Размер рисунков был задан полями. Приходилось считаться и с этим ограничением и с характером шрифта, с его крупными торжественными буквами. Но ни это, ни соседство других знаменитых художников, ничто не могло смутить Дюрера. Нигде и никогда прежде не выразилось, пожалуй, с такой силой моцартианское начало его сущности, как в этих рисунках. При таком полете вдохновения ему не мешало, что он рисует не для кого-нибудь, а для императора. Он рисовал сразу набело и без поправок! Когда вглядываешься в эту гениальную импровизацию, дух захватывает от смелости, легкости, веселья, с которой она выполнена.
Ну а что же император Максимилиан? Как вознаградил он художника за «Триумфальную арку», «Триумфальную процессию», за рисунки для молитвенника? Совершенно в своем духе. Наличных денег у него не было. Он послал длинное и красноречивое послание Совету Нюрнберга, которому повелел за услуги, оказанные Дюрером ему, императору, и в уважение его таланта художника освободить того от всех городских налогов. Совет Нюрнберга отнесся к императорской воле весьма сдержанно. Услуги императору? Прекрасно! Но при чем тут нюрнбергская казна? Дюрер обязан вносить в нее налоги, как всякий житель города. Совет положил послание императора под сукно.
Дюрер ждал год, ждал два. В 1515 году он напомнил императору обо всем, что сделал для него и за что пока не получил ни полушки. Конечно, он выразил эту мысль учтиво. Император не стал отрицать, что он у художника в долгу. Но расплатиться не мог. Чтобы выйти из положения, Максимилиан предписал Нюрнбергу ежегодно выплачивать Дюреру пенсию в 100 гульденов из тех денег, которые имперский город был повинен вносить в его кассу. «Привилегия», так назывались эти деньги, была не очень большой сравнительно со всем тем, что сделал художник для императора. А главное, ее выплата ставилась в зависимость от доброй воли нюрнбергских господ советников. И Дюрер хлебнул впоследствии немало горя с получением этих честно заработанных денег. Но сын своего времени, он до самой смерти полагал, что Максимилиан «достохвальной памяти достойный господин» оказал ему великую честь, постоянно удостаивая заказами.
Когда вчитываешься в огромные каталоги работ Дюрера, где его произведения расположены в хронологическом порядке, видишь, как против некоторых лет число названий сгущается, как оно редеет против других. Таблицы эти запечатлели приливы и отливы вдохновения, подъемы и спады творческого ритма. В их чередовании можно даже проследить некоторую закономерность. Годы, начавшиеся после того, как художник завершил «Мастерские гравюры», могут показаться бедными...

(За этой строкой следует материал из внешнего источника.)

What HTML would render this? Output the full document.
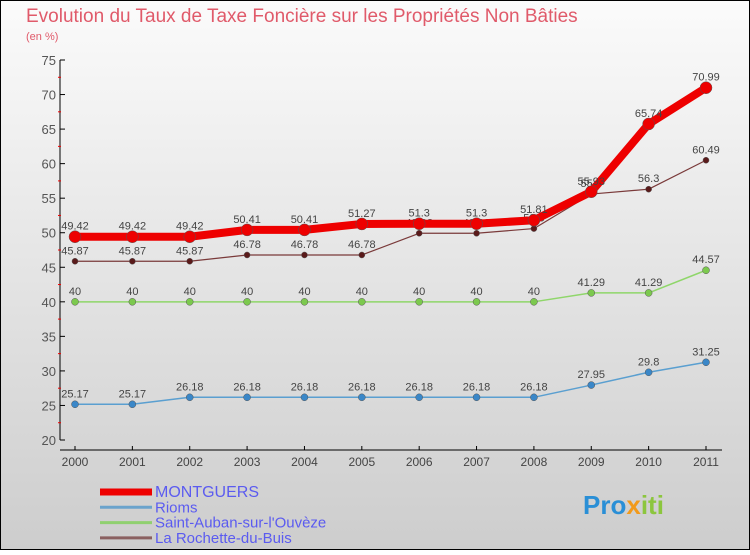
<!DOCTYPE html>
<html><head><meta charset="utf-8"><style>
html,body{margin:0;padding:0}
body{width:750px;height:550px;overflow:hidden;font-family:"Liberation Sans",sans-serif}
</style></head><body>
<svg width="750" height="550" xmlns="http://www.w3.org/2000/svg" font-family="Liberation Sans, sans-serif">
<defs><linearGradient id="bg" x1="0" y1="0" x2="0" y2="1"><stop offset="0" stop-color="#fbfbfb"/><stop offset="1" stop-color="#cdcdcd"/></linearGradient></defs>
<rect x="0.5" y="0.5" width="749" height="549" fill="url(#bg)" stroke="#000"/>
<text x="26" y="22" font-size="19" fill="#e05a6a">Evolution du Taux de Taxe Foncière sur les Propriétés Non Bâties</text>
<text x="26" y="40" font-size="11" fill="#e05a6a">(en %)</text>
<g id="axes"></g>
<g id="series"></g>
<g id="legend"></g>
<text x="583" y="514" font-size="26" font-weight="bold" fill="#2a8fd6">Pro<tspan fill="#f29a1a">x</tspan><tspan fill="#8cc63e">iti</tspan></text>
</svg>
<script>
const years=["2000","2001","2002","2003","2004","2005","2006","2007","2008","2009","2010","2011"];
const yTicks=[20,25,30,35,40,45,50,55,60,65,70,75];
const montguers=[49.42,49.42,49.42,50.41,50.41,51.27,51.3,51.3,51.81,55.93,65.74,70.99];
const rioms=[25.17,25.17,26.18,26.18,26.18,26.18,26.18,26.18,26.18,27.95,29.8,31.25];
const saintAuban=[40,40,40,40,40,40,40,40,40,41.29,41.29,44.57];
const rochette=[45.87,45.87,45.87,46.78,46.78,46.78,49.92,49.92,50.6,55.6,56.3,60.49];
const NS="http://www.w3.org/2000/svg";
const xs=i=>75+i*(706-75)/11;
const ys=v=>440-(v-20)*(380/55);
function mk(tag,attrs,parent,txt){const e=document.createElementNS(NS,tag);for(const k in attrs)e.setAttribute(k,attrs[k]);if(txt!==undefined)e.textContent=txt;parent.appendChild(e);return e;}
const ax=document.getElementById('axes');
let l=mk('line',{x1:60,y1:60,x2:60,y2:440,stroke:'#000'},ax);


l=mk('line',{x1:60,y1:450,x2:722,y2:450,stroke:'#000'},ax);


yTicks.forEach((v,i)=>{
  mk('line',{x1:60,y1:ys(v),x2:65,y2:ys(v),stroke:'#000'},ax);
  if(i<yTicks.length-1)mk('line',{x1:58,y1:ys(v+2.5),x2:61,y2:ys(v+2.5),stroke:'#e00'},ax);
  const t=mk('text',{x:56,y:ys(v)+5,'font-size':13,fill:'#555','text-anchor':'end'},ax,String(v));
  
  
});
years.forEach((y,i)=>{
  mk('line',{x1:xs(i),y1:446,x2:xs(i),y2:450,stroke:'#000'},ax);
  const t=mk('text',{x:xs(i),y:466,'font-size':12,fill:'#444','text-anchor':'middle'},ax,y);
  
  
});
const sg=document.getElementById('series');
function drawSeries(arr,color,w,r,name,dot){
  const g=mk('g',{},sg);
  
  
  const p=mk('polyline',{points:arr.map((v,i)=>xs(i)+','+ys(v)).join(' '),fill:'none',stroke:color,'stroke-width':w,'stroke-linejoin':'round'},g);
  
  
  arr.forEach((v,i)=>{
    const c=mk('circle',{cx:xs(i),cy:ys(v),r:r,fill:dot,stroke:'#555','stroke-width':0.5},g);
    
    
    const t=mk('text',{x:xs(i),y:ys(v)-7,'font-size':11,fill:'#444','text-anchor':'middle'},g,String(v));
    
    
  });
}
drawSeries(rioms,'#5a9fd0',1.5,3.5,'rioms','#3a87c8');
drawSeries(saintAuban,'#8fd66a',1.5,3.5,'saint-auban','#7cc94e');
drawSeries(rochette,'#7a3a3a',1.2,3,'la-rochette','#5a1a1a');
drawSeries(montguers,'#ee0000',8,6,'montguers','#ee0000');
const lg=document.getElementById('legend');
const items=[["MONTGUERS","#ee0000",7,16],["Rioms","#6aa3cc",3,15],["Saint-Auban-sur-l'Ouvèze","#90d070",3,15],["La Rochette-du-Buis","#8a6060",3,15]];
items.forEach((it,i)=>{
  const y=492+i*15.3;
  const g=mk('g',{},lg);
  
  
  mk('line',{x1:100,y1:y,x2:152,y2:y,stroke:it[1],'stroke-width':it[2]},g);
  mk('text',{x:155,y:y+5,'font-size':it[3],fill:'#5b5bf0'},g,it[0]);
});
</script>
</body></html>
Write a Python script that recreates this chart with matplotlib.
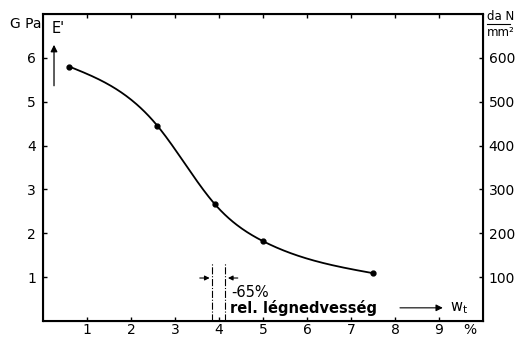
import numpy as np
import matplotlib
matplotlib.use("Agg")
import matplotlib.pyplot as plt
from matplotlib import font_manager

# data
moisture = [0.6, 2.6, 3.9, 5.0, 7.5]
modulus_gpa = [5.8, 4.45, 2.67, 1.82, 1.09]
x_ticks = [1, 2, 3, 4, 5, 6, 7, 8, 9]
y_ticks = [1, 2, 3, 4, 5, 6]
y2_ticks = [100, 200, 300, 400, 500, 600]
band = [3.85, 4.14]

names = {f.name for f in font_manager.fontManager.ttflist}
fam = 'Liberation Sans Narrow' if 'Liberation Sans Narrow' in names else 'DejaVu Sans'
plt.rcParams['font.family'] = [fam, 'DejaVu Sans']

def natural_spline(x, y, xs):
    x = np.asarray(x, float); y = np.asarray(y, float)
    n = len(x); h = np.diff(x)
    A = np.zeros((n, n)); r = np.zeros(n)
    A[0, 0] = 1; A[-1, -1] = 1
    for i in range(1, n - 1):
        A[i, i - 1] = h[i - 1]; A[i, i] = 2 * (h[i - 1] + h[i]); A[i, i + 1] = h[i]
        r[i] = 6 * ((y[i + 1] - y[i]) / h[i] - (y[i] - y[i - 1]) / h[i - 1])
    M = np.linalg.solve(A, r)
    out = np.empty_like(xs)
    for j, xv in enumerate(xs):
        k = min(max(np.searchsorted(x, xv) - 1, 0), n - 2)
        a = x[k + 1] - xv; b = xv - x[k]
        out[j] = (M[k] * a**3 + M[k + 1] * b**3) / (6 * h[k]) \
            + (y[k] / h[k] - M[k] * h[k] / 6) * a + (y[k + 1] / h[k] - M[k + 1] * h[k] / 6) * b
    return out

fig = plt.figure(figsize=(5.17, 3.40), dpi=100)
ax = fig.add_axes([0.0832, 0.0559, 0.851, 0.903])
ax.set_xlim(0, 10)
ax.set_ylim(0, 7)

xs = np.linspace(moisture[0], moisture[-1], 300)
ax.plot(xs, natural_spline(moisture, modulus_gpa, xs), color='black', lw=1.3)
ax.plot(moisture, modulus_gpa, 'o', color='black', ms=3.5)

for s in ax.spines.values():
    s.set_linewidth(1.5)
ax.set_xticks(x_ticks)
ax.set_yticks(y_ticks)
ax.tick_params(axis='y', direction='in', length=3, width=1, labelsize=10, pad=5)
ax.tick_params(axis='x', direction='in', length=3, width=1, labelsize=10, top=True, pad=1.5)

ax2 = ax.twinx()
ax2.set_ylim(0, 700)
ax2.set_yticks(y2_ticks)
ax2.tick_params(direction='in', length=3, width=1, labelsize=10, pad=4)

# band lines
for b in band:
    ax.plot([b, b], [0, 1.32], color='black', lw=0.8, ls='-.')
ax.annotate('', xy=(band[0], 0.98), xytext=(band[0] - 0.35, 0.98),
            arrowprops=dict(arrowstyle='-|>', lw=0.8, color='black', mutation_scale=7))
ax.annotate('', xy=(band[1], 0.98), xytext=(band[1] + 0.35, 0.98),
            arrowprops=dict(arrowstyle='-|>', lw=0.8, color='black', mutation_scale=7))
ax.text(4.28, 0.66, '-65%', fontsize=10.5, ha='left', va='center')
ax.text(4.25, 0.3, 'rel. légnedvesség', fontsize=10.5, fontweight='bold', ha='left', va='center')
ax.annotate('', xy=(9.15, 0.3), xytext=(8.05, 0.3),
            arrowprops=dict(arrowstyle='-|>', lw=0.8, color='black', mutation_scale=10))
ax.text(9.25, 0.3, r'w$_\mathregular{t}$', fontsize=10.5, ha='left', va='center')

# E' arrow
ax.annotate('', xy=(0.25, 6.36), xytext=(0.25, 5.3),
            arrowprops=dict(arrowstyle='-|>', lw=0.9, color='black', mutation_scale=10))
ax.text(0.2, 6.68, "E'", fontsize=10.5, ha='left', va='center')

fig.text(10/517, 1 - 24/340, 'G Pa', fontsize=10, ha='left', va='center')
fig.text(487/517, 1 - 16/340, 'da N', fontsize=8.5, ha='left', va='center')
fig.add_artist(plt.Line2D([487/517, 510/517], [1 - 24/340, 1 - 24/340], color='black', lw=0.8))
fig.text(487/517, 1 - 32/340, 'mm²', fontsize=8.5, ha='left', va='center')
fig.text(463/517, 1 - 330/340, '%', fontsize=10, ha='left', va='center')

fig.savefig('out.png', dpi=100)
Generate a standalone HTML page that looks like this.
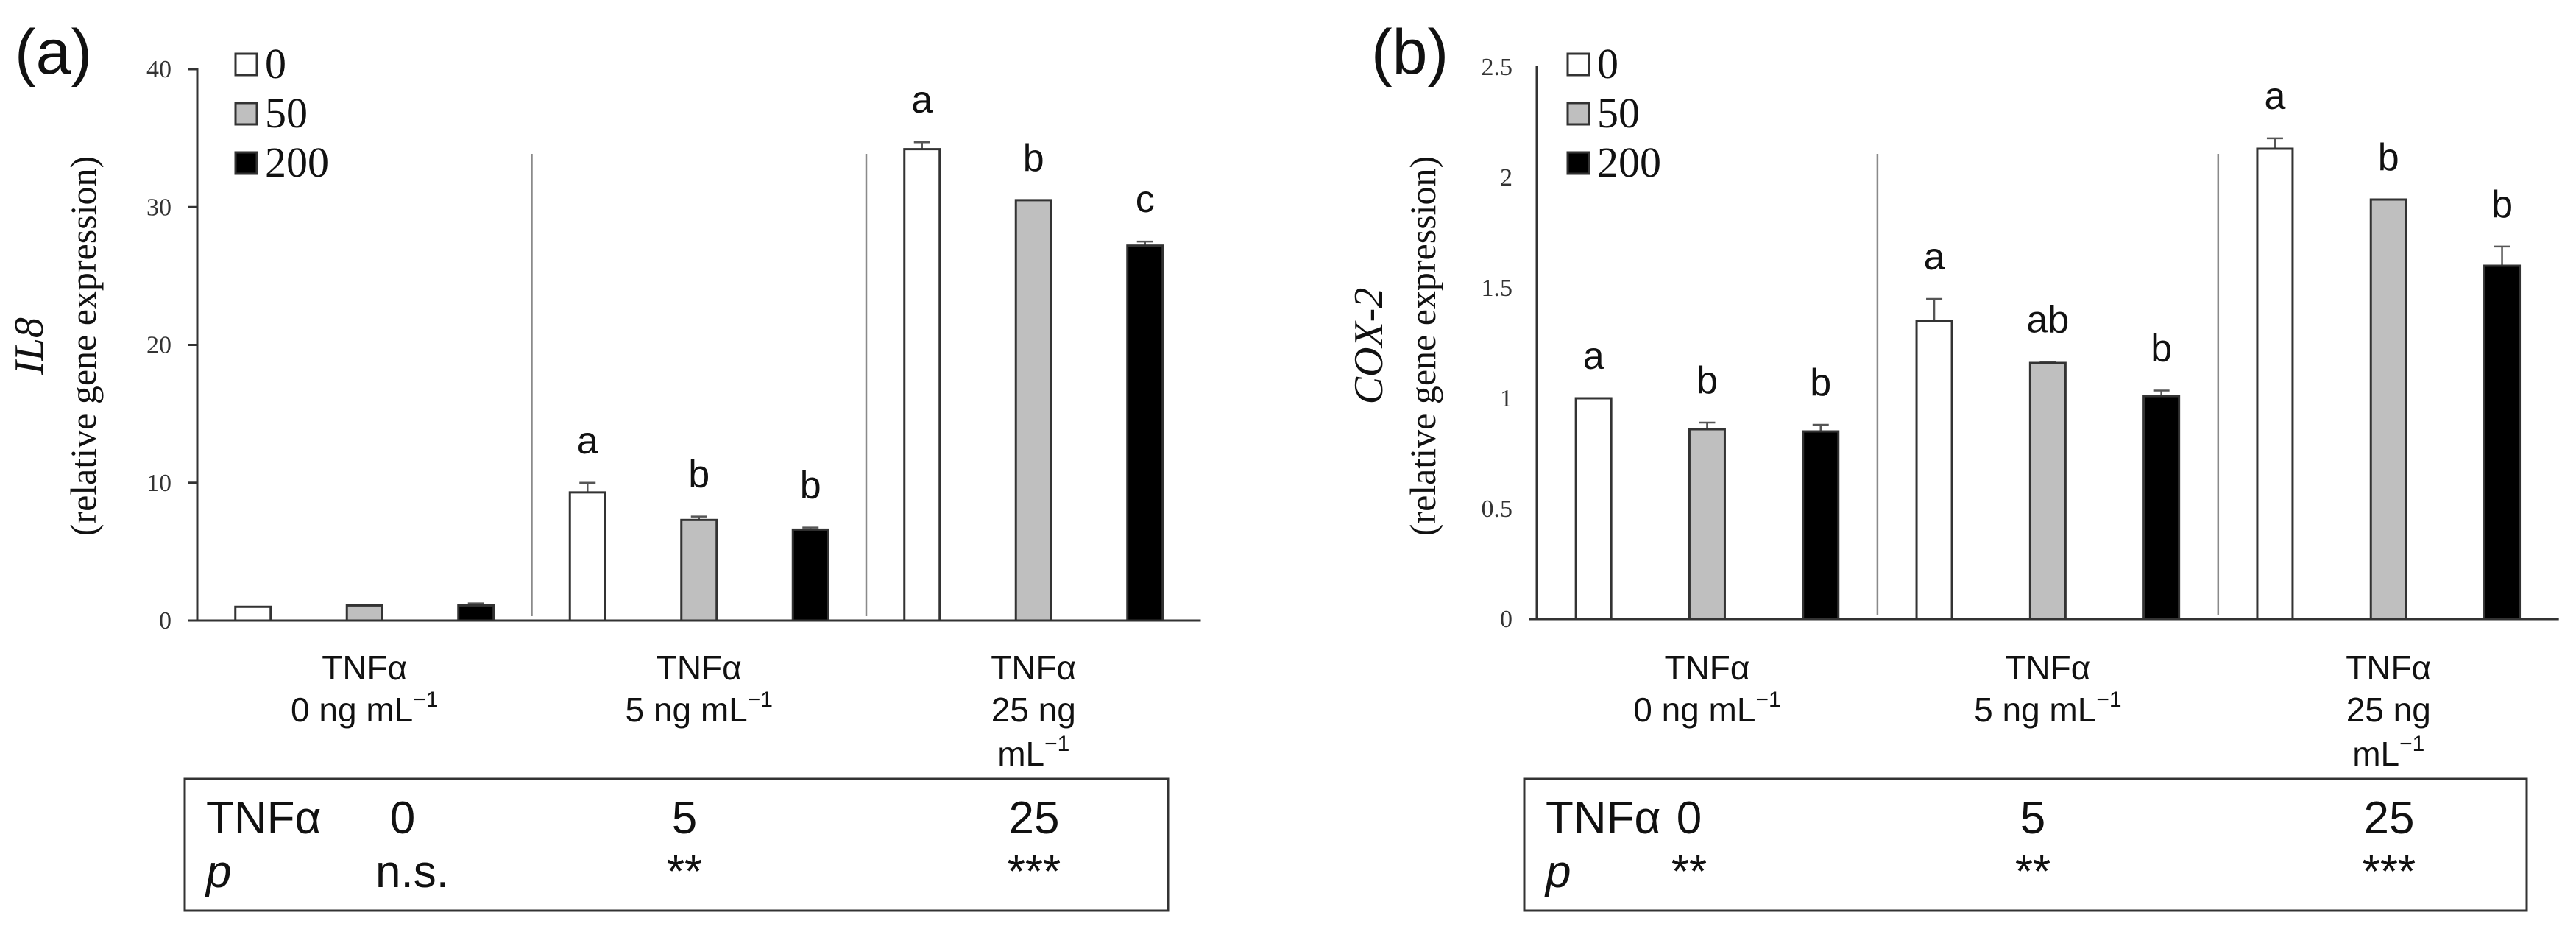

Однако на них приходятся поиски новой техники. К этой поре Дюрер достиг высочайшего совершенства в резцовой гравюре на меди. Строгость этой техники, медленность, с которой приходится готовить доски, никогда не казались ему помехой. Но Дюрер не был бы Дюрером, если бы, услышав о новом способе гравирования, не испытал его. Этим способом был офорт. На металлическую доску наносится слой лака, по нему процарапывают рисунок, доску затем погружают в кислоту, она разъедает металл в тех местах, где по лаку проходит процарапанный штрих, и оставляет в нем бороздки для краски. «Рисовать» по лаку, разумеется, гораздо легче, чем резать по меди, — рука может двигаться быстрее, стремительнее, свободнее... Дюрер делал свои офорты на железе. Травлению железа кислотой он научился в мастерских оружейников и мастеров доспехов. Таким способом они украшали свои изделия.
Оттиски его разочаровали. Отпечаток получался бледным. Его увлечение новой техникой длилось недолго. И все-таки среди его немногочисленных офортов на железе есть один замечательный. Это — «Плат Вероники».
Летящий ангел воздевает в воздух плат с ликом Христа. Плат перекручен ураганным ветром, так что лик этот сразу и не разглядишь. Темная буря несется над миром, рвет одеяние ангела... Ураганы времени, бури, бушующие в людских душах, воплотились в этом листе. Вдохновение, которым рожден этот лист, было смятенным и тревожным.
Глава XII
В работах Дюрера нас поражает чрезвычайное разнообразие тем и манер. Дюрер мог самозабвенно и долго рисовать уголок зеленой лужайки, пристально вглядываясь в каждую травинку, словно в мире нет ничего, кроме подорожника, одуванчика, водосбора. Эти травы обретали для него такую важность, будто они — целый мир, в котором одухотворена любая былинка. И он же мог схватить уголь и несколькими яростными линиями нарисовать костлявую фигуру Смерти. Трудно представить себе, что одна и та же рука водила тонкой кистью, рисовавшей зеленую лужайку, и углем, нарисовавшим Смерть верхом на коне.